A Callawassie Island resident handed a petition with more than 500 signatures to OCRM officials to consider before making a decision on the proposal.
According to plans submitted as part of the filing, the developer wants to build 76 homes on the 229 rural acres at Pinckney Point. The property was sold for more than $10 million last year to Stokes, Bush & Barnes Land Co., an Atlanta developer. Later, the company created Pinckney Point LLC as a holding company for the Bluffton development.
To build the homes, the developer needs access to a dirt road leading to the property. Ownership of that road is the subject of a pending lawsuit.
Bluffton attorney Roberts Vaux, who represents Pinckney Colony on the road ownership issue, said since the county hasn't approved the development, the developer has no business asking for the dock permit.

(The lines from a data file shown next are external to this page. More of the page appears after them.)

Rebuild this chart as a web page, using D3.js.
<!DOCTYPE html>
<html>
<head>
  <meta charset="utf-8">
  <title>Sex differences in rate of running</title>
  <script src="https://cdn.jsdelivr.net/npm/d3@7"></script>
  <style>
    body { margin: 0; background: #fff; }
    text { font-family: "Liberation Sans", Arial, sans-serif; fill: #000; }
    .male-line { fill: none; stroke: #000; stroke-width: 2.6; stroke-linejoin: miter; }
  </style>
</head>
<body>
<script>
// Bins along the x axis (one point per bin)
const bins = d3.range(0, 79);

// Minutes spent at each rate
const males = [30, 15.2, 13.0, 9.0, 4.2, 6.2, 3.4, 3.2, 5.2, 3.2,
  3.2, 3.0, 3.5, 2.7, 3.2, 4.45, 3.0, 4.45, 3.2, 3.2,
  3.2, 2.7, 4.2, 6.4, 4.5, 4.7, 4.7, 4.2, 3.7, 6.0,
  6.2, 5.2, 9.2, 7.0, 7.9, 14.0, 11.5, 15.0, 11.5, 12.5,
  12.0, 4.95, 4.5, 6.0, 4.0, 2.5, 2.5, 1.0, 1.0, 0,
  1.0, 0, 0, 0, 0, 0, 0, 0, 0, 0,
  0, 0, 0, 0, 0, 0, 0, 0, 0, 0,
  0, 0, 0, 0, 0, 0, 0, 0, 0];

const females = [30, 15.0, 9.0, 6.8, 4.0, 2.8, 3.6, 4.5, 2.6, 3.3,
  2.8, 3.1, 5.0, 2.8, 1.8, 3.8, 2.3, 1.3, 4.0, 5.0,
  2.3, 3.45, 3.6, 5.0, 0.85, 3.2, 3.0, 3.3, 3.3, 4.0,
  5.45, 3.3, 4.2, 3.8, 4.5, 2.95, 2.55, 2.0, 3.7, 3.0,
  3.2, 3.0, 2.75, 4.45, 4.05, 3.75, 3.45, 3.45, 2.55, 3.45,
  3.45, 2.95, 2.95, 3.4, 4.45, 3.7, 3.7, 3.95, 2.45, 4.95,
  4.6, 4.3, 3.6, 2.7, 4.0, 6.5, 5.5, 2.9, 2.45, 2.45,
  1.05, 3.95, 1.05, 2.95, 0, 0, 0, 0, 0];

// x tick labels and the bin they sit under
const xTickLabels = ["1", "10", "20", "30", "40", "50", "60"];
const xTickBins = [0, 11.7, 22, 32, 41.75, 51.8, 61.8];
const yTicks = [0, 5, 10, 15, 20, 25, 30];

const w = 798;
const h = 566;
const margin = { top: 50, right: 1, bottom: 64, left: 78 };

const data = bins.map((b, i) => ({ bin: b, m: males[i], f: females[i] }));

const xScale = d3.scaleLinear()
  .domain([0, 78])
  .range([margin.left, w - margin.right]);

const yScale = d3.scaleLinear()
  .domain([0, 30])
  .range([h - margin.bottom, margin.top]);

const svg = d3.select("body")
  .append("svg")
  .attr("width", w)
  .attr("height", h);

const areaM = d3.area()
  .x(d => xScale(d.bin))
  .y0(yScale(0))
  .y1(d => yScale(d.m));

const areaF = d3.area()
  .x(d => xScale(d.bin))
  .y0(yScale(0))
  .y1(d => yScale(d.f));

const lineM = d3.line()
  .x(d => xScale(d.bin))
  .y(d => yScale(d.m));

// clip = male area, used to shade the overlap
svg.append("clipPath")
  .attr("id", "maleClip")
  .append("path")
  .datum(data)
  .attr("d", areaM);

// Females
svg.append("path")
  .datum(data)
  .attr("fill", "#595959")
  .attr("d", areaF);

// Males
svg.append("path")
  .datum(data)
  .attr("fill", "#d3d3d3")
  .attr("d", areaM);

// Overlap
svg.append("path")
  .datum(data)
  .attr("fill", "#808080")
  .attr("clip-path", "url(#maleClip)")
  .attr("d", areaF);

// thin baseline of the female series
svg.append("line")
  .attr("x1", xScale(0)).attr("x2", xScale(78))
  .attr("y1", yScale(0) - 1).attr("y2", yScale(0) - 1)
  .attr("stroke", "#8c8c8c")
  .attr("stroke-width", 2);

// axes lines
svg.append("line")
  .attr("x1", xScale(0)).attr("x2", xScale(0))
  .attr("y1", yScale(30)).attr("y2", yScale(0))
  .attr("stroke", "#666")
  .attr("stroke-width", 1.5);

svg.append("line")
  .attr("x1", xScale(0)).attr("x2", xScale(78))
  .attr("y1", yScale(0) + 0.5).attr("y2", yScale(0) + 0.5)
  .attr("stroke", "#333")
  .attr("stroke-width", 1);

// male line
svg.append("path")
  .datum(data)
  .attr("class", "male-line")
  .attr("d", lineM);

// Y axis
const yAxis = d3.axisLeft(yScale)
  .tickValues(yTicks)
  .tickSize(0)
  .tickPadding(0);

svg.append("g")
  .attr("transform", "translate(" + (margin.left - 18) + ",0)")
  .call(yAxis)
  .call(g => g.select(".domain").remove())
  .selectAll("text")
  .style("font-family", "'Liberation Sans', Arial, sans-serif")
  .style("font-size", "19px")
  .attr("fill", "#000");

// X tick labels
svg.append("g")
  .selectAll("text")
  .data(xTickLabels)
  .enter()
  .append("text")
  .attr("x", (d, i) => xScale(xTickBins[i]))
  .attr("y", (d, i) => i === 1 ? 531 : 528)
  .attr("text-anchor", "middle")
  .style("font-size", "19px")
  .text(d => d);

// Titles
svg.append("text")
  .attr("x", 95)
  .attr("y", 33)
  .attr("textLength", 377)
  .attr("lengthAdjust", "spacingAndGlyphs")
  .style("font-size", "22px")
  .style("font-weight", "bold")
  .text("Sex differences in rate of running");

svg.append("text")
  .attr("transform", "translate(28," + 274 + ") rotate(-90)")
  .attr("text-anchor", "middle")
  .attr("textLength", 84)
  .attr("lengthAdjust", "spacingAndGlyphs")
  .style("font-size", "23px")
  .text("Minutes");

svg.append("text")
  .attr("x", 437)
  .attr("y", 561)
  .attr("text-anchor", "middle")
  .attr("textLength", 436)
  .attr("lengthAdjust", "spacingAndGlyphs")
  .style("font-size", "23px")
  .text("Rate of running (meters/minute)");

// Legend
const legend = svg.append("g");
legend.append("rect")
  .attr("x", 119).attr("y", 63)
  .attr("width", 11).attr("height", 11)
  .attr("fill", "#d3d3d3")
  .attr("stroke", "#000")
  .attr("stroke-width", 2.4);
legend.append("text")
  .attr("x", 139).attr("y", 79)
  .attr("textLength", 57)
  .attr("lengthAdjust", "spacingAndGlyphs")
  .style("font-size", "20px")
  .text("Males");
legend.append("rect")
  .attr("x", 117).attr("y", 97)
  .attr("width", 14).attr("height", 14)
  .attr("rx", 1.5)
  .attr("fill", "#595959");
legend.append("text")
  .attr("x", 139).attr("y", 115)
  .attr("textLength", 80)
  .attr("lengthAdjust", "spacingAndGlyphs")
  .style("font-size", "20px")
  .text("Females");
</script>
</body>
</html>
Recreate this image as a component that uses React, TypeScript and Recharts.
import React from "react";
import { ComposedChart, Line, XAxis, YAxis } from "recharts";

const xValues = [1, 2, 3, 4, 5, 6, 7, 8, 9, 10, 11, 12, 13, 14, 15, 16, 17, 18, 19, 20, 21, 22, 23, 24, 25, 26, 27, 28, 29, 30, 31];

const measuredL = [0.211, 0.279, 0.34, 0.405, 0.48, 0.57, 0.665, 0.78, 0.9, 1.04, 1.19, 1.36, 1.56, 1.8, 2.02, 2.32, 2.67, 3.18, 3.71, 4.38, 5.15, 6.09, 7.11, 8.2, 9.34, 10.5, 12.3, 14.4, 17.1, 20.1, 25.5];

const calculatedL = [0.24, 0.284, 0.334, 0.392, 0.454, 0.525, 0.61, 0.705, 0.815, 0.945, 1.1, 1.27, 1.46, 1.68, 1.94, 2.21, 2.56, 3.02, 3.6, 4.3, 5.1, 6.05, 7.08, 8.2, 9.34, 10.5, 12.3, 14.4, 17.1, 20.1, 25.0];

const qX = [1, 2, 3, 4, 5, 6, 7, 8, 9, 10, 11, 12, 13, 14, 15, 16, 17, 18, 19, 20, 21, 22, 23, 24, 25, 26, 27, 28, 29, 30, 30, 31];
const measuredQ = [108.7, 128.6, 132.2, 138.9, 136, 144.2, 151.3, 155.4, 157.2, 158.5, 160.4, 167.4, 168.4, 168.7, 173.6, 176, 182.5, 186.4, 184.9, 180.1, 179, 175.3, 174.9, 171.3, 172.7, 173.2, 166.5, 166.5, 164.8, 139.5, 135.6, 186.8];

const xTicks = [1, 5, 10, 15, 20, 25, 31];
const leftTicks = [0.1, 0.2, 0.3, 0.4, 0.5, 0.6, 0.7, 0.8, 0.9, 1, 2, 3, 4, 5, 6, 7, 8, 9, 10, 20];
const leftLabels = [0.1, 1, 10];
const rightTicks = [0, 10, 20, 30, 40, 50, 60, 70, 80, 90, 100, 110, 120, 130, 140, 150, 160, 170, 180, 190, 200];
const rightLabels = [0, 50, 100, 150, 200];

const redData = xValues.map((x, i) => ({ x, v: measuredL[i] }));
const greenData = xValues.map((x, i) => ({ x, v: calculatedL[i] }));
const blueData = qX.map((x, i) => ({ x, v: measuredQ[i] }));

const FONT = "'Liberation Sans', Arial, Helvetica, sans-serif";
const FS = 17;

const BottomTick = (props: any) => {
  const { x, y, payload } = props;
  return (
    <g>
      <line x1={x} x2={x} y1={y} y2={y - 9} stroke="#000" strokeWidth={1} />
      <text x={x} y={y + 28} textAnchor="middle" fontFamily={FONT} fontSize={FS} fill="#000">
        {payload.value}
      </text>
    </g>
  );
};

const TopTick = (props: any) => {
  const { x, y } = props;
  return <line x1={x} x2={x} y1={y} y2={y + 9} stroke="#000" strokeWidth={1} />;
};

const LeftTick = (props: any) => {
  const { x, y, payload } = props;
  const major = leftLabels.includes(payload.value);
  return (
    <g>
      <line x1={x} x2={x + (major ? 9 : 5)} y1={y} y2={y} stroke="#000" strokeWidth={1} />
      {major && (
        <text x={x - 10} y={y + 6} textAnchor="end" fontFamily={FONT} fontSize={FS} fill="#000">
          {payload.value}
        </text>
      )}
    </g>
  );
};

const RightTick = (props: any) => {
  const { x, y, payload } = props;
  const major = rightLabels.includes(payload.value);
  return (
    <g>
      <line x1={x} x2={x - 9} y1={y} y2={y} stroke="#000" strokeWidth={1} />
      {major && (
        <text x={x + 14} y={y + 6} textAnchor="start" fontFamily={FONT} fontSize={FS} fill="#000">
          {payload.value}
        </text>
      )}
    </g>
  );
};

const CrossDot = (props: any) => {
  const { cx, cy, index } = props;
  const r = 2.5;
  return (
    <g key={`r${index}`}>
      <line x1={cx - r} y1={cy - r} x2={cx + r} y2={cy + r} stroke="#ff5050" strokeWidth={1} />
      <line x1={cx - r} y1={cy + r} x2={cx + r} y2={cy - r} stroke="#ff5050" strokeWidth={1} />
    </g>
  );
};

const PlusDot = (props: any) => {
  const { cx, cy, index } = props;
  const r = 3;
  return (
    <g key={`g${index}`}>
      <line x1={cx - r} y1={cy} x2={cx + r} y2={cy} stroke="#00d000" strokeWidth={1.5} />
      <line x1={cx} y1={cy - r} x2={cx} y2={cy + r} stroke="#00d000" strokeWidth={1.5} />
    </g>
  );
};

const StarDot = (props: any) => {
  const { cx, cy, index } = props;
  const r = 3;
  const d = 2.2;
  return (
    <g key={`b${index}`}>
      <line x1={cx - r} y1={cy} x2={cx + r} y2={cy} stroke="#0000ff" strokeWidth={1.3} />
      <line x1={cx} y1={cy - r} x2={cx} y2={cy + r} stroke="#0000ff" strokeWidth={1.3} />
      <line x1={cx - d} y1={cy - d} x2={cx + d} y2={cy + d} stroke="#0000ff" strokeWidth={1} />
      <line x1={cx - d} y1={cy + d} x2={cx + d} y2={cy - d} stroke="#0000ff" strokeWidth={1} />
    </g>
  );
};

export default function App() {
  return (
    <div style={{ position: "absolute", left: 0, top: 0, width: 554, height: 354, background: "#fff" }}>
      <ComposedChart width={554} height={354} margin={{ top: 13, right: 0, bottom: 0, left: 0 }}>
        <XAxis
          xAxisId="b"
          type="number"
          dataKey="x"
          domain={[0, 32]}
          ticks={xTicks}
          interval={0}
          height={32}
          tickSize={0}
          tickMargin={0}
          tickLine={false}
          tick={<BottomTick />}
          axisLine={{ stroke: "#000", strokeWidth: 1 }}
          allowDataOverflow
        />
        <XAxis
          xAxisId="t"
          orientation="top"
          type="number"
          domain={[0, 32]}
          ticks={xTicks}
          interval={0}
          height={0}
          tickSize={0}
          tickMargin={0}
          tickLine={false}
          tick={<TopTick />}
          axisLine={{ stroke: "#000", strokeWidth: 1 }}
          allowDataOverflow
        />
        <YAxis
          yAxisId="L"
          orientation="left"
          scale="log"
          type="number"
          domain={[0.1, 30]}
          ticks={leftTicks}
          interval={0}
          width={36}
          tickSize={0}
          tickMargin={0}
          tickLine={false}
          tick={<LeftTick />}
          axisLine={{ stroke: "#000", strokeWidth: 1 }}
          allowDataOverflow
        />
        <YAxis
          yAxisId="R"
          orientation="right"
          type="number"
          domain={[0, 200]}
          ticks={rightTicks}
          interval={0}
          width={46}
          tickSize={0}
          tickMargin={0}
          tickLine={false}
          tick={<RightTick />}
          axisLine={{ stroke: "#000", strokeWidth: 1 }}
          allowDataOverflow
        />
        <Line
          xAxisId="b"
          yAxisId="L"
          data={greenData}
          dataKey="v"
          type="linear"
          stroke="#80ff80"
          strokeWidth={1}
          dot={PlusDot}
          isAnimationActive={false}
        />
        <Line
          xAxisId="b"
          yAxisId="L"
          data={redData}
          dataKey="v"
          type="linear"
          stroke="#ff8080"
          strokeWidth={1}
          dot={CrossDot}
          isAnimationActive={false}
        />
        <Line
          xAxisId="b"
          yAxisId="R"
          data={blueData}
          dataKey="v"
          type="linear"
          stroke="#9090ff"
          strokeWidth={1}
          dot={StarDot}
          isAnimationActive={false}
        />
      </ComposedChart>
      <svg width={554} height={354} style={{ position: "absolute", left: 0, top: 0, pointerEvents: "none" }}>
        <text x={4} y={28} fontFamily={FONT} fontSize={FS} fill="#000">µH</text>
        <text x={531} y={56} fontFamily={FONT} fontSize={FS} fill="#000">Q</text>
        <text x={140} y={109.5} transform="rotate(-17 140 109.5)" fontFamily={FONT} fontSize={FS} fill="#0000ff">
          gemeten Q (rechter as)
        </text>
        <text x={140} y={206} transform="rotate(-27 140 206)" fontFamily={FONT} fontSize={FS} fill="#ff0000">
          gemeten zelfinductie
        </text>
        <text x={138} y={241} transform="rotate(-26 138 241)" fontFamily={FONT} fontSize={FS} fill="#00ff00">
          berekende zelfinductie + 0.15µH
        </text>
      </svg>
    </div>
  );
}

He characterized the proposal as an assault on decades of work to keep the waterways pristine.
"They've been greedy, and there needs to be a stop put to it," he said.
"We don't want it,. We've fought against (projects like this) for 40 years and won, and we'll keep fighting against it until we win again."
Mary O. Merrick, a Pinckney family member who's lived in Pinckney Colony for most of her life, drew loud applause before she even started speaking.
"I've lived in Pinckney Colony on the Colleton River for 86 years," she said, "and I plan to live here and fight this development to my dying days."